Helgesen will likely wait to build the addition at 2929 Venture until spring, which should give him time to find tenants. Existing tenant MPC, he noted, is expecting growth for the next four years and has already nearly doubled the space it expected to use in the renovated industrial center.

James Otterstein, Rock County's economic development manager, said the industrial real estate market in Janesville is incredibly tight. "Buildings in the 150,000-square-foot to 200,000-square-foot range are very much in demand, and the options in Janesville are becoming increasingly limited," he said. A handful of properties-some larger than 100,000 square feet-are vacant, but Otterstein said that the market has effectively classified those as functionally obsolete.

Once a property gets this type of label, it's time to consider balancing highest and best use scenarios, he said. Then-if market conditions and cost warrant-demolition and redevelopment plans can proceed. "They are vacant because they are obsolete from a variety of perspectives," he said. "Price point doesn't matter. While they may provide some type of need for certain end users, these arrangements tend to be short-term in nature and a much different value proposition than what contemporary space offers."

While several potential projects are in the pipeline, Otterstein said companies and their brokers are typically waiting until the absolute last minute to make expansion, consolidation or relocation decisions "The reasons often are tied to very complicated financial, logistical and operational concerns," he said. "They typically go through a series of rationalization scenarios: 'If we were to have sales of X, it would result in output of Y? Can we do that in our existing footprint?'"

Often, Otterstein said, the answer is no and companies then look at a variety of expansion options before settling on one or two that would work best. By that time, the quickest path to market is usually leasing an existing building and renovating it, if necessary.

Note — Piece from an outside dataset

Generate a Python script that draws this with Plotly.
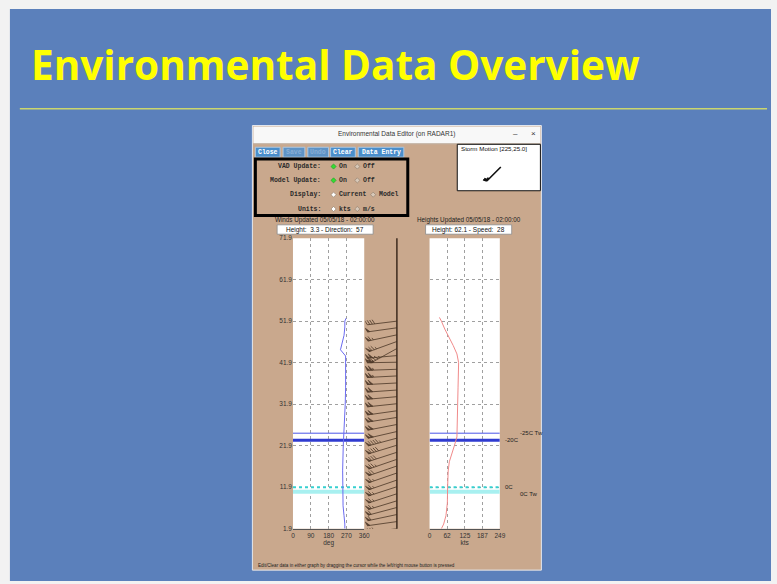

That explains why the Janesville market-once the home of plenty of available industrial properties-has been attractive. It also explains, he said, why there hasn't been a single business to build a new facility in one of the county's three certified shovel-ready business parks. While the parks offer a speed-to-market advantage that other sites can't match, they typically can't be put into production as quickly as an existing building.

"If someone walked into Janesville today looking for a 150,000-square-foot building, they could buy the 12-acre or so parcel, get all their permits, build it and be up and running in eight months, and that's really moving," Otterstein said of the shovel-ready parks. In most cases, however, a landlord can get them in an existing facility quicker, he said.

High industrial occupancy is good for a community because it typically reflects a vibrant manufacturing economy, potential for jobs growth and an increased tax base, Otterstein said. Still, he said, communities want an acceptable inventory of industrial
space so they aren't automatically dismissed from relocation or expansion conversations.

Otterstein believes the recent run on existing industrial property will have two outcomes. He suspects interest will grow in speculative building, and he thinks the relative lack of available buildings will drive prospects to the businessparks and other vacant parcels.

"We didn't want Cummins to leave Janesville," Helgesen said. "We worked hard to help retain them and help them expand their footprint in Janesville.

"I have another tenant that wants 200,000 square feet right now. I've got so much stuff going on in the Janesville and Milton area that it would make your head swim. Really good stuff."